November 20, 2017 in MNPEA News by MNPEA

There is a move at the State Legislature to reduce the annual COLA of the PERA Correctional Plan.

MNPEA does not support the reduction of County Corrections Officer retirement benefits in bills (HF565 and SF 545).

Currently Correctional Plan Retirees receive a 2.5% COLA. This is triggered by law for any PERA plan that is funded at 90% or more. The Correctional Plan is funded at 95.7%. Furthermore, the State’s own actuarial study shows that the plan, as funded, is moving to 100% funding.

These Bills are the result of poor performance and mismanagement of some of the other State Pension Plans including Police and Fire, the MSRS Correctional Plan (state CO’s) and the Judges plan among others.
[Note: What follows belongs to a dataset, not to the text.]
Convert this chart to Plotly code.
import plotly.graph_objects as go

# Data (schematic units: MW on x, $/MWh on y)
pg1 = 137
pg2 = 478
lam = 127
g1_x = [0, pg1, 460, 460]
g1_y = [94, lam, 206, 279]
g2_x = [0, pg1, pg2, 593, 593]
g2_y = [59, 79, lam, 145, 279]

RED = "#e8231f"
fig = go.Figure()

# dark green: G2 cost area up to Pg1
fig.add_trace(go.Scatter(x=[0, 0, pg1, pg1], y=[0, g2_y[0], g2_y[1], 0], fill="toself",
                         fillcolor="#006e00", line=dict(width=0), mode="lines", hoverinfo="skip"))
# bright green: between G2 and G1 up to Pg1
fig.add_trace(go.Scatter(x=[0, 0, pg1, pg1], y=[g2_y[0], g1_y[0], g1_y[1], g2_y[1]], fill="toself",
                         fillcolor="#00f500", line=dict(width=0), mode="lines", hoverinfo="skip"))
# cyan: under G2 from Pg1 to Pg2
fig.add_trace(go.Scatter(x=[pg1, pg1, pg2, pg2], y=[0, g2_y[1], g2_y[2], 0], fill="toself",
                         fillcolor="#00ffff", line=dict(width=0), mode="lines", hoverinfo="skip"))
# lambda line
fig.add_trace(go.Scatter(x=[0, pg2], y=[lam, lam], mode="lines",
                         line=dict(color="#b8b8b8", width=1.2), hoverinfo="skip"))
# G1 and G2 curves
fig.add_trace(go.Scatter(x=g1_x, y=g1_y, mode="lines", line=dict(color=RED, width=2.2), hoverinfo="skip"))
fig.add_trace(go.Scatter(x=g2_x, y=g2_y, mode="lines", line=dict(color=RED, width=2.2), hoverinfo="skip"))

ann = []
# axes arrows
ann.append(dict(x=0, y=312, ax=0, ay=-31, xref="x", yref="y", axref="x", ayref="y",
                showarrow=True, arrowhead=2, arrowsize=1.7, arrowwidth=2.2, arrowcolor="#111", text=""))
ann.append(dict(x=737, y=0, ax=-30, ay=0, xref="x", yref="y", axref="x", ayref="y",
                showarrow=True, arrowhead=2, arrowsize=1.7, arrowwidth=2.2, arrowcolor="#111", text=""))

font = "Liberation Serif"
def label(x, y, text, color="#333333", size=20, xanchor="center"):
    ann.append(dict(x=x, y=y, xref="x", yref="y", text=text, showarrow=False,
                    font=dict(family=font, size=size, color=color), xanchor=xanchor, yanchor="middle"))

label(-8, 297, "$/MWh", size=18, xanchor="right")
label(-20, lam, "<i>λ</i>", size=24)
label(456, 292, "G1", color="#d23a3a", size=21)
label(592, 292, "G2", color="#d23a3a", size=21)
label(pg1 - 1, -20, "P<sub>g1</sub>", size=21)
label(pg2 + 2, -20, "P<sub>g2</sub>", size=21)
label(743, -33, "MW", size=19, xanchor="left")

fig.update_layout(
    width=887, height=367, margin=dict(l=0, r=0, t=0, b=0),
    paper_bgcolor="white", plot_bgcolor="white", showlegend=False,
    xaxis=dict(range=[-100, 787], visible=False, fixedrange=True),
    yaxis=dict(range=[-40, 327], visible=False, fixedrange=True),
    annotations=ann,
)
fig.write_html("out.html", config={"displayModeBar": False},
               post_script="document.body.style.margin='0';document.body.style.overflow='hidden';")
The stated purpose, supported by the larger Unions, is uniformity and shared sacrifice. Many of the same groups asking for shared sacrifice from our well-funded plan, are the same ones who not only didn’t want us in their plans, but actively worked against the County CO’s from having one at all!

How is this for uniformity? The MSRS Correctional Plan is funded less than 90% yet receives a 2% COLA. It is proposed they reduce their COLA .5% down to 1.5%. The PERA Correctional Plan, funded at 95.7% is being asked to reduce its COLA a full 1% down to 1.5%. In the name of uniformity.

That’s right the underfunded State Correction’s plan takes a .5% cut in COLA but the well-funded County Correctional plan is asked for a 1% cut.

By way of comparison the also underfunded Judges plan isn’t being asked to take any cut at all.

These Bills, if enacted would punish County CO’s and retirees unfairly. Reducing the COLA of the PERA Correctional plan doesn’t add one penny to the other plans that are underfunded.

These Bills were Vetoed last session by the Governor, but MNPEA will be watching future sessions for attacks on our Pension.